◆ **What the task requires**: Print the lines of the listing below verbatim from its first line through the line bearing "label_rise = [40, 63, 103, 95, 54, 72, 35, 71]". Any pictures are to be omitted.

◆ **Charts and diagrams as code**:

☆ ☆ ☆ ☆ ☆

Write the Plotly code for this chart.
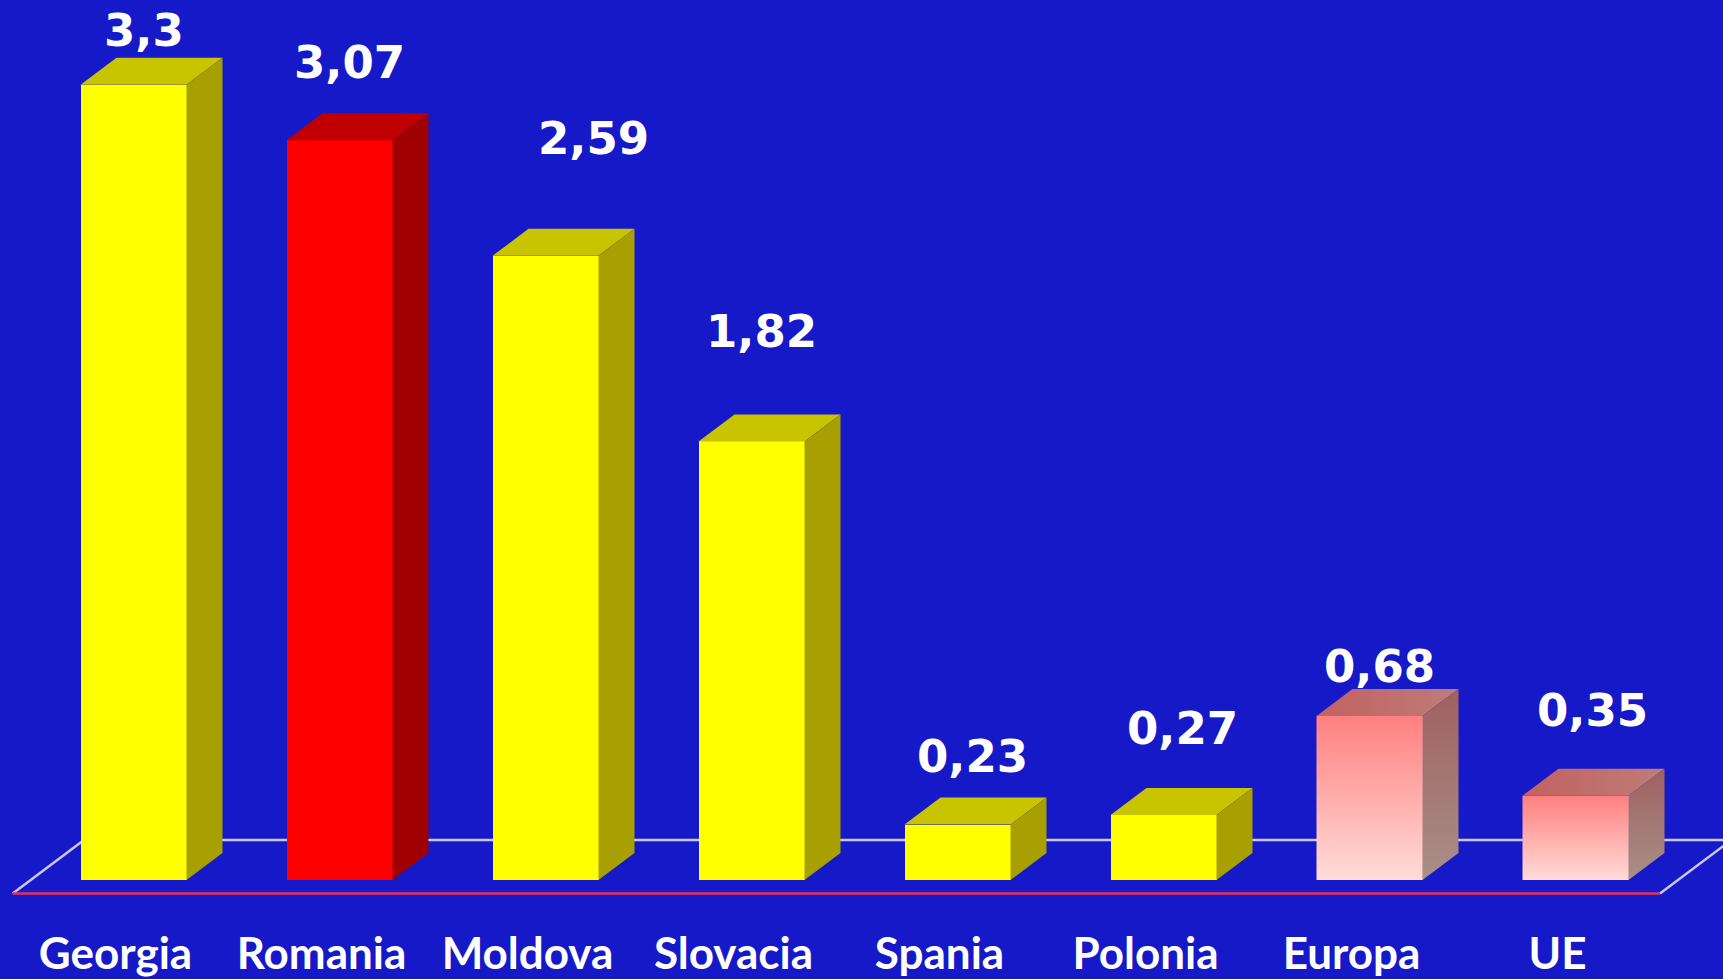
import plotly.graph_objects as go

categories = ["Georgia", "Romania", "Moldova", "Slovacia", "Spania", "Polonia", "Europa", "UE"]
values = [3.3, 3.07, 2.59, 1.82, 0.23, 0.27, 0.68, 0.35]
groups = ["yellow", "red", "yellow", "yellow", "yellow", "yellow", "pink", "pink"]

# value labels were placed by hand in the original -> per-label nudges (px)
label_dx = [10, 10, 48, 10, 15, 19, 10, 17]
label_rise = [40, 63, 103, 95, 54, 72, 35, 71]

palette = {
    "yellow": dict(front="#FFFF00", top="#C8C400", side="#A8A000"),
    "red": dict(front="#FF0000", top="#C00000", side="#A00000"),
    "pink": dict(front="#FFB4B4", top="#C06464", side="#A27C78"),
}
pink_front_scale = [[0, "#FFDCD8"], [1, "#FF8080"]]
pink_side_scale = [[0, "#A89088"], [1, "#A06060"]]
pink_top_scale = [[0, "#C26262"], [1, "#BE7C78"]]

BG = "#1619C8"
W, H = 1723, 979
PX_X = 206   # px per category step
PX_Y = 241   # px per unit of value
BAR_W = 106 / PX_X
DX = 36 / PX_X   # 3D depth offset
DY = 27 / PX_Y

x0 = -133.5 / PX_X
x1 = x0 + W / PX_X
y0 = -16 / PX_Y
y1 = 880 / PX_Y
MB = 83

idx = list(range(len(categories)))

fig = go.Figure()

# 1. front faces
fig.add_trace(go.Bar(
    x=idx, y=values, width=BAR_W,
    marker_color=[palette[g]["front"] for g in groups],
    marker_line_width=0,
    hoverinfo="skip",
))

# 2. top + side faces (and gradient fronts for the pink bars)
for i, v in enumerate(values):
    g = groups[i]
    xl, xr = i - BAR_W / 2, i + BAR_W / 2
    top_x = [xl, xl + DX, xr + DX, xr, xl]
    top_y = [v, v + DY, v + DY, v, v]
    side_x = [xr, xr + DX, xr + DX, xr, xr]
    side_y = [0, DY, v + DY, v, 0]
    common = dict(mode="lines", fill="toself", line=dict(width=0), hoverinfo="skip", showlegend=False)
    if g == "pink":
        fig.add_trace(go.Scatter(x=[xl, xr, xr, xl, xl], y=[0, 0, v, v, 0],
                                 fillgradient=dict(type="vertical", colorscale=pink_front_scale), **common))
        fig.add_trace(go.Scatter(x=top_x, y=top_y,
                                 fillgradient=dict(type="horizontal", colorscale=pink_top_scale), **common))
        fig.add_trace(go.Scatter(x=side_x, y=side_y,
                                 fillgradient=dict(type="vertical", colorscale=pink_side_scale), **common))
    else:
        fig.add_trace(go.Scatter(x=top_x, y=top_y, fillcolor=palette[g]["top"], **common))
        fig.add_trace(go.Scatter(x=side_x, y=side_y, fillcolor=palette[g]["side"], **common))

# 3. floor frame
FLOOR_FRONT = -13.5 / PX_Y
FLOOR_BACK = 40 / PX_Y
FLOOR_LEFT = x0 + 12.7 / PX_X
FLOOR_RIGHT = x0 + 1660 / PX_X
FLOOR_DX = 71.3 / PX_X
frame = "#C8C8F0"
for (xa, ya, xb, yb, col) in [
    (FLOOR_LEFT + FLOOR_DX, FLOOR_BACK, FLOOR_RIGHT + FLOOR_DX, FLOOR_BACK, frame),
    (FLOOR_LEFT, FLOOR_FRONT, FLOOR_LEFT + FLOOR_DX, FLOOR_BACK, frame),
    (FLOOR_RIGHT, FLOOR_FRONT, FLOOR_RIGHT + FLOOR_DX, FLOOR_BACK, frame),
    (FLOOR_LEFT, FLOOR_FRONT, FLOOR_RIGHT, FLOOR_FRONT, "#E8305A"),
]:
    fig.add_shape(type="line", x0=xa, y0=ya, x1=xb, y1=yb, xref="x", yref="y",
                  line=dict(color=col, width=2.5), layer="below")

# 4. value labels
for i, v in enumerate(values):
    fig.add_annotation(
        x=i, y=v, xref="x", yref="y",
        text=f"{v:g}".replace(".", ","),
        showarrow=False, xanchor="center", yanchor="bottom",
        xshift=label_dx[i], yshift=label_rise[i] - 14,
        font=dict(family="DejaVu Sans", size=45, color="white", weight="bold"),
    )

fig.update_layout(
    width=W, height=H,
    template="none",
    paper_bgcolor=BG, plot_bgcolor=BG,
    margin=dict(l=0, r=0, t=0, b=MB, pad=0),
    showlegend=False,
    bargap=0,
)
fig.update_xaxes(
    range=[x0, x1], tickvals=idx, ticktext=categories,
    showgrid=False, zeroline=False, showline=False, ticks="",
    ticklabelshift=-18, ticklabelstandoff=28, automargin=False,
    tickfont=dict(family="Lato", size=44, color="white", weight="bold"),
)
fig.update_yaxes(range=[y0, y1], visible=False, showgrid=False, zeroline=False)

fig.write_html(
    "out.html",
    config={"displayModeBar": False},
    post_script="document.body.style.margin='0';document.body.style.background='" + BG + "';",
)
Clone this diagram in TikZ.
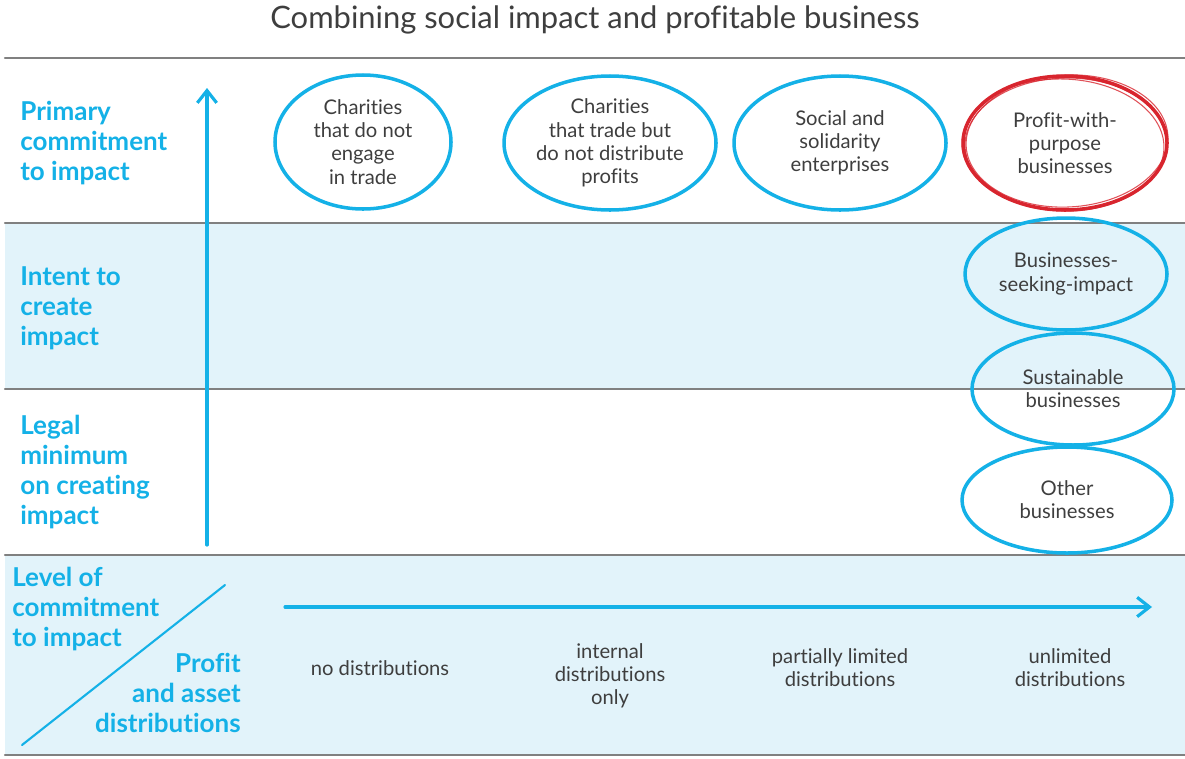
\documentclass[tikz,border=0pt]{standalone}
\usepackage{fontspec}
\setmainfont{Lato}[Ligatures=NoCommon]
\usetikzlibrary{shapes.geometric,arrows.meta}
\definecolor{xanh}{HTML}{14B1E7}
\definecolor{nenxanh}{HTML}{E2F3FA}
\definecolor{do}{HTML}{D8252E}
\definecolor{chu}{HTML}{3E3E3E}
\definecolor{ke}{HTML}{808080}
\def\px{0.02cm}
\begin{document}
\begin{tikzpicture}[x=0.02cm,y=-0.02cm,line join=round,line cap=round,
	vong/.style={draw=xanh,line width=2pt,ellipse,inner sep=0pt,text=chu,align=center,font=\fontsize{11.5}{13.2}\selectfont},
	nhan/.style={text=xanh,font=\bfseries\fontsize{14.8}{17.2}\selectfont,align=left,anchor=west,inner sep=0pt},
	cot/.style={text=chu,align=center,font=\fontsize{11.5}{13.2}\selectfont}]
	\useasboundingbox (0,0) rectangle (1185,758);
	%%%Nen va duong ke
	\fill[nenxanh] (5,223) rectangle (1185,389);
	\fill[nenxanh] (5,555) rectangle (1185,755);
	\foreach \y in {58,223,389,555,755}
	\draw[ke,line width=1.3pt] (5,\y)--(1185,\y);
	\node[text=chu,font=\fontsize{17.6}{20}\selectfont] (tieude) at (595,20) {Combining social impact and profitable business};
	%%%Nhan ben trai
	\node[nhan] (muc1) at (20,143) {Primary\\commitment\\to impact};
	\node[nhan] (muc2) at (20,308) {Intent to\\create\\impact};
	\node[nhan] (muc3) at (20,472) {Legal\\minimum\\on creating\\impact};
	\node[nhan] (muc4) at (12,609) {Level of\\commitment\\to impact};
	\node[nhan,anchor=east,align=right] (muc5) at (241,693) {Profit\\and asset\\distributions};
	\draw[xanh,line width=1.2pt] (22,745)--(225,585);
	%%%Mui ten
	\coordinate (d1) at (207,545);
	\coordinate (d2) at (207,88);
	\coordinate (n1) at (285,607);
	\coordinate (n2) at (1152,607);
	\draw[xanh,line width=1.8pt,-{Straight Barb[length=7pt,width=11pt]}] (d1)--(d2);
	\draw[xanh,line width=1.8pt,-{Straight Barb[length=7pt,width=11pt]}] (n1)--(n2);
	%%%Cac vong
	\node[vong,minimum width=176*\px,minimum height=134*\px] (v1) at (363,142) {Charities\\that do not\\engage\\in trade};
	\node[vong,minimum width=212*\px,minimum height=134*\px] (v2) at (610,143) {Charities\\that trade but\\do not distribute\\profits};
	\node[vong,minimum width=212*\px,minimum height=134*\px] (v3) at (840,143) {Social and\\solidarity\\enterprises};
	\node[vong,draw=do,minimum width=204*\px,minimum height=134*\px] (v4) at (1065,143) {Profit-with-\\purpose\\businesses};
	\foreach \dx/\dy/\g in {2/-2/3,-2/2/-2,1/1/1}
	\draw[do,line width=0.6pt,opacity=0.8] ([shift={(\dx*\px,-\dy*\px)}]v4.center) ellipse [x radius=101*\px,y radius=66*\px,rotate=\g];
	\node[vong,minimum width=202*\px,minimum height=112*\px] (v5) at (1066,274) {Businesses-\\seeking-impact};
	\node[vong,minimum width=202*\px,minimum height=112*\px] (v6) at (1073,389) {Sustainable\\businesses};
	\node[vong,minimum width=210*\px,minimum height=106*\px] (v7) at (1067,500) {Other\\businesses};
	%%%Cot phan phoi
	\node[cot] (c1) at (380,668) {no distributions};
	\node[cot] (c2) at (610,676) {internal\\distributions\\only};
	\node[cot] (c3) at (840,668) {partially limited\\distributions};
	\node[cot] (c4) at (1070,668) {unlimited\\distributions};
\end{tikzpicture}
\end{document}
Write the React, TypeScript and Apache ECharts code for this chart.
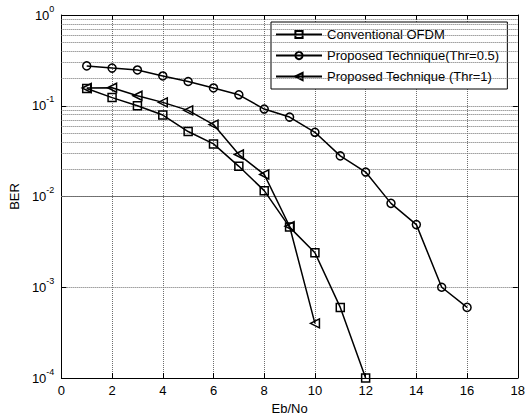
import React, { useEffect, useRef } from "react";
import * as echarts from "echarts";

const ebNoConv = [1, 2, 3, 4, 5, 6, 7, 8, 9, 10, 11, 12];
const berConv = [0.155, 0.123, 0.1, 0.079, 0.052, 0.038, 0.0215, 0.0116, 0.0046, 0.0024, 0.0006, 0.0001];
const ebNoThr05 = [1, 2, 3, 4, 5, 6, 7, 8, 9, 10, 11, 12, 13, 14, 15, 16];
const berThr05 = [0.275, 0.26, 0.248, 0.213, 0.185, 0.157, 0.132, 0.092, 0.075, 0.051, 0.028, 0.0186, 0.0084, 0.0049, 0.001, 0.0006];
const ebNoThr1 = [1, 2, 3, 4, 5, 6, 7, 8, 9, 10];
const berThr1 = [0.157, 0.158, 0.129, 0.109, 0.089, 0.062, 0.029, 0.0175, 0.0047, 0.0004];
const seriesNames = ["Conventional OFDM", "Proposed Technique(Thr=0.5)", "Proposed Technique (Thr=1)"];
const decades = [1e-4, 1e-3, 1e-2, 1e-1];
const mantissas = [2, 3, 4, 5, 6, 7, 8, 9];
const xName = "Eb/No";
const yName = "BER";

const FONT = "Liberation Sans, Arial, sans-serif";

function zip(xs: number[], ys: number[]) {
  return xs.map((x, i) => [x, ys[i]]);
}

export default function App() {
  const ref = useRef<HTMLDivElement>(null);
  useEffect(() => {
    document.body.style.margin = "0";
    const chart = echarts.init(ref.current!, null, { renderer: "svg" });
    const minorValues: number[] = [];
    decades.forEach((d) => mantissas.forEach((m) => minorValues.push(m * d)));
    const gridLine = { color: "#6e6e6e", width: 1, type: [1, 1] as any };
    const lineBase = (name: string, data: number[][], symbol: string, rotate = 0, size = 8) => ({
      type: "line",
      name,
      data,
      symbol,
      symbolSize: size,
      symbolRotate: rotate,
      showAllSymbol: true,
      color: "#000",
      lineStyle: { color: "#000", width: 1.5 },
      itemStyle: { color: "none", borderColor: "#000", borderWidth: 1.5 },
      z: 5,
    });
    const axisCommon = {
      axisLine: { show: true, onZero: false, lineStyle: { color: "#000", width: 1 } },
      axisTick: { show: true, inside: true, length: 5, lineStyle: { color: "#000" } },
    };
    chart.setOption({
      animation: false,
      backgroundColor: "#fff",
      textStyle: { fontFamily: FONT },
      grid: { left: 56, right: 7, top: 15, bottom: 41, containLabel: false },
      legend: {
        data: seriesNames,
        orient: "vertical",
        left: 271,
        top: 22,
        width: 243,
        backgroundColor: "#fff",
        borderColor: "#000",
        borderWidth: 1,
        borderRadius: 0,
        padding: [6, 8, 6, 4],
        itemGap: 8,
        itemWidth: 46,
        itemHeight: 9,
        textStyle: { fontSize: 13, color: "#000", fontFamily: FONT, padding: [0, 0, 0, 0] },
      },
      xAxis: [
        {
          type: "value",
          min: 0,
          max: 18,
          interval: 2,
          position: "bottom",
          name: xName,
          nameLocation: "middle",
          nameGap: 24,
          nameTextStyle: { fontSize: 13, color: "#000", fontFamily: FONT },
          ...axisCommon,
          axisLabel: { color: "#000", fontSize: 13, margin: 6, fontFamily: FONT },
          splitLine: { show: true, lineStyle: gridLine },
        },
        {
          type: "value",
          min: 0,
          max: 18,
          interval: 2,
          position: "top",
          ...axisCommon,
          axisLabel: { show: false },
          splitLine: { show: false },
        },
      ],
      yAxis: [
        {
          type: "log",
          logBase: 10,
          min: 1e-4,
          max: 1,
          position: "left",
          name: yName,
          nameLocation: "middle",
          nameGap: 38,
          nameRotate: 90,
          nameTextStyle: { fontSize: 13, color: "#000", fontFamily: FONT },
          ...axisCommon,
          axisLabel: {
            margin: 7,
            formatter: (v: number) => `{b|10}{s|${Math.round(Math.log10(v))}}`,
            rich: {
              b: { fontSize: 13, color: "#000", fontFamily: FONT, lineHeight: 22 },
              s: { fontSize: 9, color: "#000", fontFamily: FONT, verticalAlign: "top", lineHeight: 10 },
            },
          },
          splitLine: { show: true, lineStyle: gridLine },
        },
        {
          type: "log",
          logBase: 10,
          min: 1e-4,
          max: 1,
          position: "right",
          ...axisCommon,
          axisLabel: { show: false },
          splitLine: { show: false },
        },
      ],
      series: [
        {
          type: "line",
          name: "minor-grid",
          data: [],
          silent: true,
          z: 1,
          markLine: {
            silent: true,
            symbol: ["none", "none"],
            label: { show: false },
            lineStyle: { color: "#6e6e6e", width: 1, type: [1, 1] },
            emphasis: { disabled: true },
            data: minorValues.map((v) => ({ yAxis: v })),
          },
        },
        lineBase(seriesNames[0], zip(ebNoConv, berConv), "rect", 0, 8),
        lineBase(seriesNames[1], zip(ebNoThr05, berThr05), "circle", 0, 8),
        lineBase(seriesNames[2], zip(ebNoThr1, berThr1), "triangle", 90, 9),
      ],
    });
    return () => chart.dispose();
  }, []);
  return <div ref={ref} style={{ width: 528, height: 420, position: "absolute", left: 0, top: 0 }} />;
}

☆ ☆ ☆ ☆ ☆

◆ **Result below**:
Write the Plotly code for this chart.
import plotly.graph_objects as go

categories = ["Georgia", "Romania", "Moldova", "Slovacia", "Spania", "Polonia", "Europa", "UE"]
values = [3.3, 3.07, 2.59, 1.82, 0.23, 0.27, 0.68, 0.35]
groups = ["yellow", "red", "yellow", "yellow", "yellow", "yellow", "pink", "pink"]

# value labels were placed by hand in the original -> per-label nudges (px)
label_dx = [10, 10, 48, 10, 15, 19, 10, 17]
label_rise = [40, 63, 103, 95, 54, 72, 35, 71]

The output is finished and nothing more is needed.